— Given problem —
Reproduce the listing below without changes, except that pictures are left out.

━━━ Supplied data

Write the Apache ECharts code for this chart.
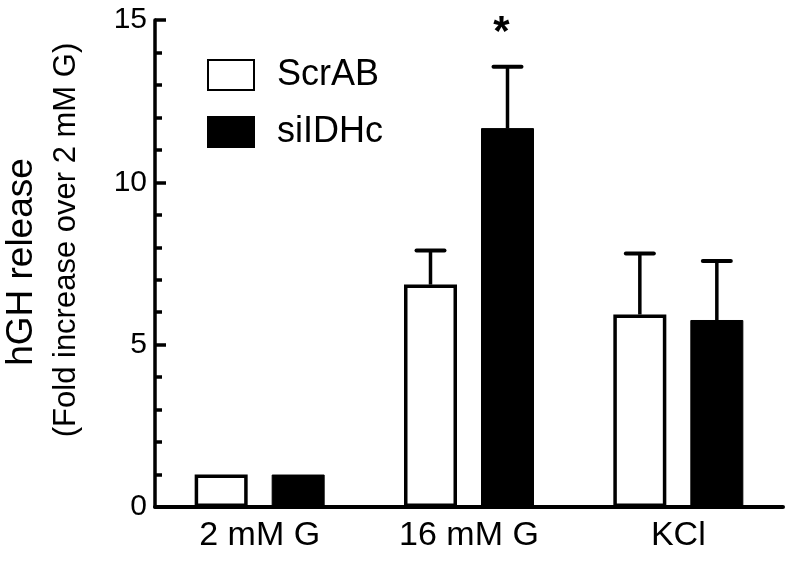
<!DOCTYPE html>
<html>
<head>
<meta charset="utf-8">
<script src="https://cdn.jsdelivr.net/npm/echarts@6/dist/echarts.min.js"></script>
<style>html,body{margin:0;padding:0;background:#fff}#c{width:792px;height:563px}</style>
</head>
<body>
<div id="c"></div>
<script>
// ---- data ----
var categories = ['2 mM G', '16 mM G', 'KCl'];
var seriesNames = ['ScrAB', 'siIDHc'];
var scrabValues = [1.0, 6.85, 5.93];
var scrabErrors = [0, 1.05, 1.88];
var siidhcValues = [1.0, 11.67, 5.76];
var siidhcErrors = [0, 1.89, 1.82];
var siidhcSignificance = ['', '*', ''];
var yTicks = [0, 5, 10, 15];

// ---- style constants ----
var FONT = 'Liberation Sans, Arial, sans-serif';
var BAR_W = 53;
var BAR_GAP_PX = 24;
var OFFSET = (BAR_W + BAR_GAP_PX) / 2;

var chart = echarts.init(document.getElementById('c'), null, {renderer: 'canvas'});

function errRender(values, errors, sign, marks) {
  return function (params, api) {
    var i = api.value(0);
    var v = values[i], e = errors[i];
    var base = api.coord([i, v]);
    var top = api.coord([i, v + e]);
    var x = base[0] + sign * OFFSET;
    var children = [];
    if (e > 0) {
      children.push({type: 'line', shape: {x1: x, y1: base[1], x2: x, y2: top[1]},
        style: {stroke: '#000', lineWidth: 3.5}});
      children.push({type: 'line', shape: {x1: x - 14, y1: top[1], x2: x + 14, y2: top[1]},
        style: {stroke: '#000', lineWidth: 4, lineCap: 'round'}});
    }
    if (marks && marks[i]) {
      children.push({type: 'text', style: {text: marks[i], x: x - 6, y: top[1] - 33,
        align: 'center', verticalAlign: 'middle', font: 'bold 42px ' + FONT, fill: '#000'}});
    }
    return {type: 'group', children: children};
  };
}

var option = {
  backgroundColor: '#fff',
  animation: false,
  grid: {left: 155, right: 9, top: 20, bottom: 56, containLabel: false},
  legend: {
    orient: 'vertical', left: 207, top: 57, padding: 0,
    itemWidth: 46, itemHeight: 30, itemGap: 21,
    icon: 'rect',
    data: seriesNames,
    textStyle: {fontFamily: FONT, fontSize: 36, color: '#000', padding: [0, 0, 0, 18]}
  },
  xAxis: {
    type: 'category', data: categories,
    axisLine: {lineStyle: {color: '#000', width: 4}},
    axisTick: {show: false},
    axisLabel: {fontFamily: FONT, fontSize: 34, color: '#000', margin: 12}
  },
  yAxis: {
    type: 'value', min: yTicks[0], max: yTicks[yTicks.length - 1], interval: 5,
    axisLine: {show: true, lineStyle: {color: '#000', width: 3.5}},
    axisTick: {show: true, inside: true, length: 11, lineStyle: {color: '#000', width: 3.5}},
    minorTick: {show: true, splitNumber: 5, length: 7, lineStyle: {color: '#000', width: 3.5}},
    splitLine: {show: false},
    axisLabel: {fontFamily: FONT, fontSize: 30, color: '#000', margin: 8}
  },
  graphic: [
    {type: 'text', rotation: Math.PI / 2, x: 22, y: 262,
      style: {text: 'hGH release', font: '37px ' + FONT, fill: '#000', align: 'center', verticalAlign: 'middle'}},
    {type: 'text', rotation: Math.PI / 2, x: 66, y: 240,
      style: {text: '(Fold increase over 2 mM G)', font: '31px ' + FONT, fill: '#000', align: 'center', verticalAlign: 'middle'}}
  ],
  series: [
    {name: seriesNames[0], type: 'bar', data: scrabValues, barWidth: BAR_W,
      barGap: (BAR_GAP_PX / BAR_W * 100) + '%',
      itemStyle: {color: '#fff', borderColor: '#000', borderWidth: 3.5}},
    {name: seriesNames[1], type: 'bar', data: siidhcValues, barWidth: BAR_W,
      itemStyle: {color: '#000', borderColor: '#000', borderWidth: 1}},
    {type: 'custom', data: categories.map(function (c, i) { return [i]; }),
      renderItem: errRender(scrabValues, scrabErrors, -1, null), z: 5},
    {type: 'custom', data: categories.map(function (c, i) { return [i]; }),
      renderItem: errRender(siidhcValues, siidhcErrors, 1, siidhcSignificance), z: 5}
  ]
};
chart.setOption(option);
</script>
</body>
</html>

━━━━━━

— Complete response —
Write the Apache ECharts code for this chart.
<!DOCTYPE html>
<html>
<head>
<meta charset="utf-8">
<script src="https://cdn.jsdelivr.net/npm/echarts@6/dist/echarts.min.js"></script>
<style>html,body{margin:0;padding:0;background:#fff}#c{width:792px;height:563px}</style>
</head>
<body>
<div id="c"></div>
<script>
// ---- data ----
var categories = ['2 mM G', '16 mM G', 'KCl'];
var seriesNames = ['ScrAB', 'siIDHc'];
var scrabValues = [1.0, 6.85, 5.93];
var scrabErrors = [0, 1.05, 1.88];
var siidhcValues = [1.0, 11.67, 5.76];
var siidhcErrors = [0, 1.89, 1.82];
var siidhcSignificance = ['', '*', ''];
var yTicks = [0, 5, 10, 15];

// ---- style constants ----
var FONT = 'Liberation Sans, Arial, sans-serif';
var BAR_W = 53;
var BAR_GAP_PX = 24;
var OFFSET = (BAR_W + BAR_GAP_PX) / 2;

var chart = echarts.init(document.getElementById('c'), null, {renderer: 'canvas'});

function errRender(values, errors, sign, marks) {
  return function (params, api) {
    var i = api.value(0);
    var v = values[i], e = errors[i];
    var base = api.coord([i, v]);
    var top = api.coord([i, v + e]);
    var x = base[0] + sign * OFFSET;
    var children = [];
    if (e > 0) {
      children.push({type: 'line', shape: {x1: x, y1: base[1], x2: x, y2: top[1]},
        style: {stroke: '#000', lineWidth: 3.5}});
      children.push({type: 'line', shape: {x1: x - 14, y1: top[1], x2: x + 14, y2: top[1]},
        style: {stroke: '#000', lineWidth: 4, lineCap: 'round'}});
    }
    if (marks && marks[i]) {
      children.push({type: 'text', style: {text: marks[i], x: x - 6, y: top[1] - 33,
        align: 'center', verticalAlign: 'middle', font: 'bold 42px ' + FONT, fill: '#000'}});
    }
    return {type: 'group', children: children};
  };
}

var option = {
  backgroundColor: '#fff',
  animation: false,
  grid: {left: 155, right: 9, top: 20, bottom: 56, containLabel: false},
  legend: {
    orient: 'vertical', left: 207, top: 57, padding: 0,
    itemWidth: 46, itemHeight: 30, itemGap: 21,
    icon: 'rect',
    data: seriesNames,
    textStyle: {fontFamily: FONT, fontSize: 36, color: '#000', padding: [0, 0, 0, 18]}
  },
  xAxis: {
    type: 'category', data: categories,
    axisLine: {lineStyle: {color: '#000', width: 4}},
    axisTick: {show: false},
    axisLabel: {fontFamily: FONT, fontSize: 34, color: '#000', margin: 12}
  },
  yAxis: {
    type: 'value', min: yTicks[0], max: yTicks[yTicks.length - 1], interval: 5,
    axisLine: {show: true, lineStyle: {color: '#000', width: 3.5}},
    axisTick: {show: true, inside: true, length: 11, lineStyle: {color: '#000', width: 3.5}},
    minorTick: {show: true, splitNumber: 5, length: 7, lineStyle: {color: '#000', width: 3.5}},
    splitLine: {show: false},
    axisLabel: {fontFamily: FONT, fontSize: 30, color: '#000', margin: 8}
  },
  graphic: [
    {type: 'text', rotation: Math.PI / 2, x: 22, y: 262,
      style: {text: 'hGH release', font: '37px ' + FONT, fill: '#000', align: 'center', verticalAlign: 'middle'}},
    {type: 'text', rotation: Math.PI / 2, x: 66, y: 240,
      style: {text: '(Fold increase over 2 mM G)', font: '31px ' + FONT, fill: '#000', align: 'center', verticalAlign: 'middle'}}
  ],
  series: [
    {name: seriesNames[0], type: 'bar', data: scrabValues, barWidth: BAR_W,
      barGap: (BAR_GAP_PX / BAR_W * 100) + '%',
      itemStyle: {color: '#fff', borderColor: '#000', borderWidth: 3.5}},
    {name: seriesNames[1], type: 'bar', data: siidhcValues, barWidth: BAR_W,
      itemStyle: {color: '#000', borderColor: '#000', borderWidth: 1}},
    {type: 'custom', data: categories.map(function (c, i) { return [i]; }),
      renderItem: errRender(scrabValues, scrabErrors, -1, null), z: 5},
    {type: 'custom', data: categories.map(function (c, i) { return [i]; }),
      renderItem: errRender(siidhcValues, siidhcErrors, 1, siidhcSignificance), z: 5}
  ]
};
chart.setOption(option);
</script>
</body>
</html>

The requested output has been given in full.